— Begin Source data —

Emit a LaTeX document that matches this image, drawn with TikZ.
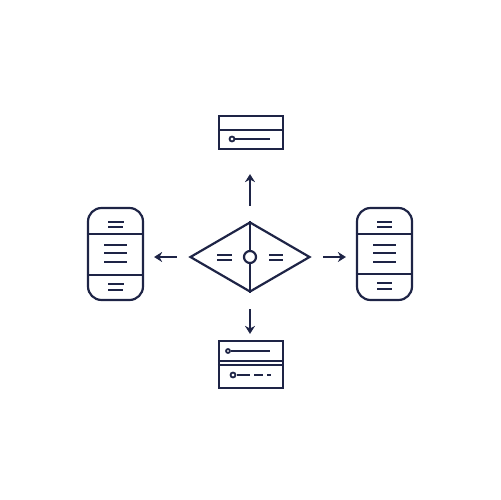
\documentclass[tikz,border=0pt]{standalone}
\usetikzlibrary{shapes.geometric,arrows.meta}
\definecolor{navy}{RGB}{30,36,70}

\begin{document}
\begin{tikzpicture}[x=0.02cm, y=-0.02cm,
                    line width=1.25pt, draw=navy, color=navy,
                    panelnode/.style={rectangle, draw=navy, line width=1.25pt, inner sep=0pt, minimum width=12.8mm},
                    phonenode/.style={rectangle, rounded corners=2.7mm, draw=navy, line width=1.25pt, inner sep=0pt, minimum width=11mm, minimum height=18.4mm},
                    hubnode/.style={diamond, draw=navy, line width=1.25pt, inner sep=0pt, minimum width=24mm, minimum height=14mm},
                    textline/.style={line width=1pt},
                    flow/.style={-{Stealth[length=1.6mm,width=2mm,inset=0.5mm]}, line width=1.25pt}
                ]
    \useasboundingbox (0,0) rectangle (500,500);
    \node[hubnode] (hub) at (250,257) {};
    \node[panelnode, minimum height=6.6mm] (topbox) at (251,132.5) {};
    \node[panelnode, minimum height=9.4mm] (botbox) at (251,364.5) {};
    \node[phonenode] (leftphone) at (115.5,254) {};
    \node[phonenode] (rightphone) at (384.5,254) {};

    % hub
    \draw (hub.north) -- (hub.south);
    \node[circle, draw=navy, fill=white, line width=1.25pt, minimum size=2.4mm, inner sep=0pt] (knob) at (hub) {};
    \draw[textline] (217,255) -- (232,255) (217,260) -- (232,260);
    \draw[textline] (269,255) -- (283,255) (269,260) -- (283,260);

    % top panel
    \draw (topbox.west |- 0,130) -- (topbox.east |- 0,130);
    \draw[textline] (232,139) circle (2.5);
    \draw[textline] (235,139) -- (270,139);

    % bottom panel
    \draw (botbox.west |- 0,361) -- (botbox.east |- 0,361);
    \draw (botbox.west |- 0,365) -- (botbox.east |- 0,365);
    \draw[textline] (228,351) circle (2);
    \draw[textline] (231,351) -- (270,351);
    \draw[textline] (233,375) circle (2.5);
    \draw[textline] (237,375) -- (250,375) (254,375) -- (263,375) (267,375) -- (271,375);

    % left phone
    \draw (leftphone.west |- 0,234) -- (leftphone.east |- 0,234);
    \draw (leftphone.west |- 0,275) -- (leftphone.east |- 0,275);
    \draw[textline] (108,222) -- (124,222) (108,227) -- (123,227);
    \draw[textline] (104,245) -- (127,245) (104,253) -- (127,253) (104,262) -- (127,262);
    \draw[textline] (108,284) -- (124,284) (108,290) -- (123,290);

    % right phone
    \draw (rightphone.west |- 0,234) -- (rightphone.east |- 0,234);
    \draw (rightphone.west |- 0,274) -- (rightphone.east |- 0,274);
    \draw[textline] (377,222) -- (392,222) (377,227) -- (392,227);
    \draw[textline] (373,245) -- (396,245) (373,253) -- (396,253) (373,262) -- (396,262);
    \draw[textline] (377,283) -- (392,283) (377,289) -- (392,289);

    % arrows
    \draw[flow, shorten <=3mm, shorten >=4.8mm] (hub.north) -- (topbox.south -| hub.north);
    \draw[flow, shorten <=3.2mm, shorten >=1.2mm] (hub.south) -- (botbox.north -| hub.south);
    \draw[flow, shorten <=2.4mm, shorten >=2mm] (hub.west) -- (leftphone.east |- hub.west);
    \draw[flow, shorten <=2.4mm, shorten >=2mm] (hub.east) -- (rightphone.west |- hub.east);
\end{tikzpicture}
\end{document}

— End Source data —

Extract all the data above exactly, excluding every picture.

§ Answer to this exercise
Emit a LaTeX document that matches this image, drawn with TikZ.
\documentclass[tikz,border=0pt]{standalone}
\usetikzlibrary{shapes.geometric,arrows.meta}
\definecolor{navy}{RGB}{30,36,70}

\begin{document}
\begin{tikzpicture}[x=0.02cm, y=-0.02cm,
                    line width=1.25pt, draw=navy, color=navy,
                    panelnode/.style={rectangle, draw=navy, line width=1.25pt, inner sep=0pt, minimum width=12.8mm},
                    phonenode/.style={rectangle, rounded corners=2.7mm, draw=navy, line width=1.25pt, inner sep=0pt, minimum width=11mm, minimum height=18.4mm},
                    hubnode/.style={diamond, draw=navy, line width=1.25pt, inner sep=0pt, minimum width=24mm, minimum height=14mm},
                    textline/.style={line width=1pt},
                    flow/.style={-{Stealth[length=1.6mm,width=2mm,inset=0.5mm]}, line width=1.25pt}
                ]
    \useasboundingbox (0,0) rectangle (500,500);
    \node[hubnode] (hub) at (250,257) {};
    \node[panelnode, minimum height=6.6mm] (topbox) at (251,132.5) {};
    \node[panelnode, minimum height=9.4mm] (botbox) at (251,364.5) {};
    \node[phonenode] (leftphone) at (115.5,254) {};
    \node[phonenode] (rightphone) at (384.5,254) {};

    % hub
    \draw (hub.north) -- (hub.south);
    \node[circle, draw=navy, fill=white, line width=1.25pt, minimum size=2.4mm, inner sep=0pt] (knob) at (hub) {};
    \draw[textline] (217,255) -- (232,255) (217,260) -- (232,260);
    \draw[textline] (269,255) -- (283,255) (269,260) -- (283,260);

    % top panel
    \draw (topbox.west |- 0,130) -- (topbox.east |- 0,130);
    \draw[textline] (232,139) circle (2.5);
    \draw[textline] (235,139) -- (270,139);

    % bottom panel
    \draw (botbox.west |- 0,361) -- (botbox.east |- 0,361);
    \draw (botbox.west |- 0,365) -- (botbox.east |- 0,365);
    \draw[textline] (228,351) circle (2);
    \draw[textline] (231,351) -- (270,351);
    \draw[textline] (233,375) circle (2.5);
    \draw[textline] (237,375) -- (250,375) (254,375) -- (263,375) (267,375) -- (271,375);

    % left phone
    \draw (leftphone.west |- 0,234) -- (leftphone.east |- 0,234);
    \draw (leftphone.west |- 0,275) -- (leftphone.east |- 0,275);
    \draw[textline] (108,222) -- (124,222) (108,227) -- (123,227);
    \draw[textline] (104,245) -- (127,245) (104,253) -- (127,253) (104,262) -- (127,262);
    \draw[textline] (108,284) -- (124,284) (108,290) -- (123,290);

    % right phone
    \draw (rightphone.west |- 0,234) -- (rightphone.east |- 0,234);
    \draw (rightphone.west |- 0,274) -- (rightphone.east |- 0,274);
    \draw[textline] (377,222) -- (392,222) (377,227) -- (392,227);
    \draw[textline] (373,245) -- (396,245) (373,253) -- (396,253) (373,262) -- (396,262);
    \draw[textline] (377,283) -- (392,283) (377,289) -- (392,289);

    % arrows
    \draw[flow, shorten <=3mm, shorten >=4.8mm] (hub.north) -- (topbox.south -| hub.north);
    \draw[flow, shorten <=3.2mm, shorten >=1.2mm] (hub.south) -- (botbox.north -| hub.south);
    \draw[flow, shorten <=2.4mm, shorten >=2mm] (hub.west) -- (leftphone.east |- hub.west);
    \draw[flow, shorten <=2.4mm, shorten >=2mm] (hub.east) -- (rightphone.west |- hub.east);
\end{tikzpicture}
\end{document}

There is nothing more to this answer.